Celui qui finira de nous convaincre de revenir, c’est Bambounou. Arrivant comme un sauveur en maître, il imprègne toute forme humaine d’un bout de terre, avec son set tribe digne des premières raves des années 90. Son talent incroyable de mix, introduisant chaque morceau de façon fluide et pertinente nous emporte. Il jongle avec improvisation, temporisation, et anticipation. Un voyage à travers les plus fines branches de la forêt qui nous entoure. Sa last track, l’hymne dancehall Drogba (Joanna) d’Afro B fera le lien avec un des premiers artistes du lendemain, Kelman Duran.

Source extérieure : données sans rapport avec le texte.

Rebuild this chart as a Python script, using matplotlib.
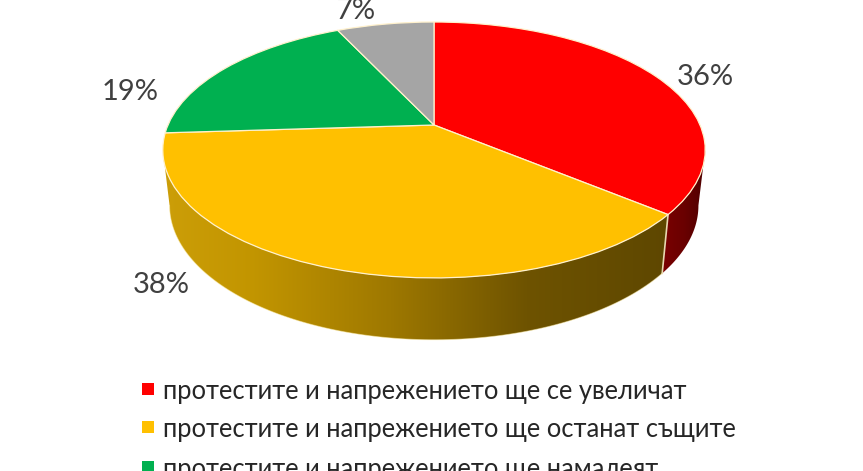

Plus qu’un festival, un lieu de ressources
Lorsque votre cerveau est encore en phase d’essorage ou que votre corps perd toute forme de tonicité avec la canicule milanaise, le Terraforma Festival a de nombreuses solutions. Du yoga le matin, des espaces de chill nombreux et cachés, (on a découvert le spot des balançoires en pneu, le kiff) un kiosque à musique où s’enchainent des talks sur de nouveaux modèles de société, de langage, et même une visite guidée de la villa. Des activités qui ancrent encore plus le décor dans l’expérience, pour qu’ils ne fassent plus qu’un, et que chaque recoin devienne un nouveau terrain de jeu de communion avec la nature.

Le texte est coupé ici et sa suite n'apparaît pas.